C. Perlindungan Terhadap Pihak Ke-tiga

            Prinsip atau asas umum dalam Hukum Perjanjian sebagaimana diatur di dalam Pasal 1315 KUHPerdata adalah bahwa pada dasarnya perjanjian itu hanya mengikat para pihak sendiri dan tidak mengikat pihak ketiga tanpa persetujuannya.

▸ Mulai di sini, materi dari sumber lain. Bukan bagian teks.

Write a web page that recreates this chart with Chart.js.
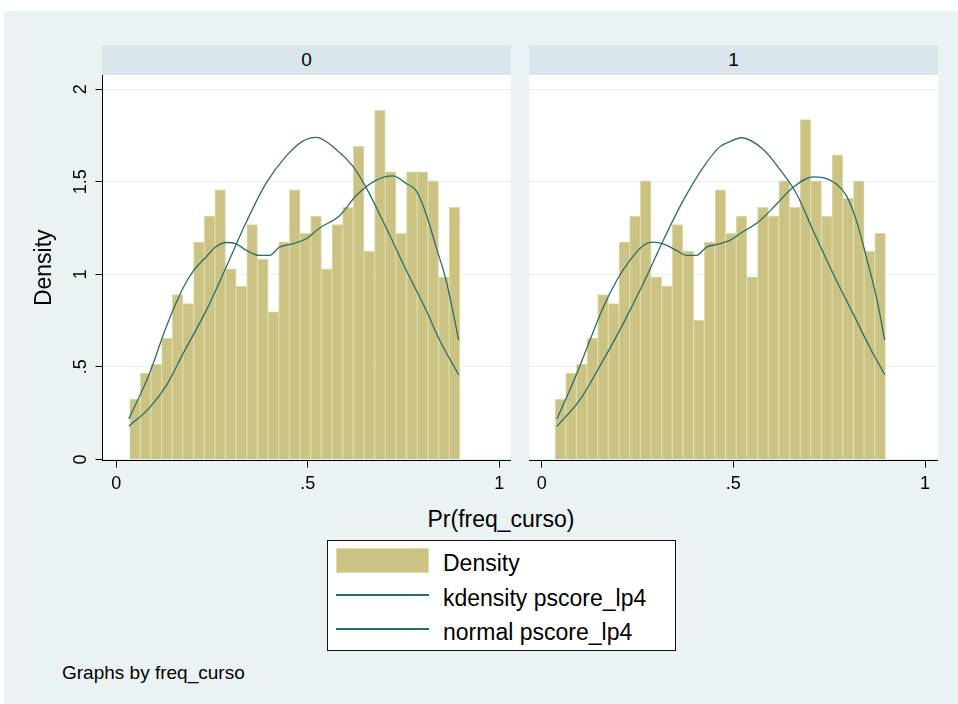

            Siapakah yang dimaksud dengan pihak ketiga di sini? Di dalam ketentuan Pasal 1315 KUH Perdata tersebut, tersirat bahwa yang disebut pihak ketiga adalah mereka yang bukan merupakan pihak dalam suatu perjanjian dan juga bukan penerima atau pengoper hak atau rechtsverkrijgenden, baik berdasarkan alas hak umum maupun alas hak khusus. Mengoper berdasarkan alas hak umum adalah mengoper seluruh atau suatu bagian sebanding tertentu dari suatu kekayaan (sekelompok aktiva dan pasiva) seperti mengoper berdasarkan pewarisan ab intestaat atau wasiat pengangkatan waris, berdasarkan percampuran harta dalam perkawinan atau mengoper kekayaan perseroan pada saat pembubarannya.Dalam kaitan dengan perkembangan perjanjian dalam lingkungan bisnis, seringkali terjadi dalam perkara-perkara perdata yang diajukan ke pengadilan, Penggugat tanpa argumen yuridis yang jelas kemudian menyertakan pihak lain atau pihak ketiga dalam gugatannya. Dalam gugatan seperti ini, Penggugat umumnya menuntut penggantian kerugian secara tanggung renteng. Gugatan semacam ini bisa jadi disengaja dengan harapan untuk mendapatkan nilai tawar yang tinggi dalam negosiasi perdamaian. Dalam peristiwa demikian, hakim dituntut untuk secara cermat melihat apakah benar pihak ketiga tersebut memenuhi kriteria yuridis untuk disertakan dalam gugatan dan harus ikut bertanggungjawab atas perjanjian yang di dalamnya ia tidak ikut terlibat. Demikian pula, apakah memang pihak tersebut memiliki tanggung jawab tanggung renteng untuk mengganti kerugian yang didalilkan Penggugat? Adakah hubungan sebab-akibat antara kerugian yang Penggugat tuntut dengan tindakan yang dilakukan Tergugat? Di sini Hakim tidak boleh secara sembrono mengabulkan suatu tuntutan ganti kerugian, di mana pihak ketiga sama sekali tidak menjadi pihak dalam suatu perjanjian. Berdasarkan Pasal 1315 jo. Pasal 1340 ayat (2) KUHPerdata, Pihak Ketiga tidak dapat memperoleh hak-hak dari suatu perjanjian (di mana ia bukan merupakan pihak dan bukan orang yang mengoper dari orang yang menjadi pihak dalam perjanjian tersebut), selain dari perkecualian yang diberikan dalam Pasal 1317 KUH Perdata, yaitu janji untuk pihak ketiga atau derdenbeding.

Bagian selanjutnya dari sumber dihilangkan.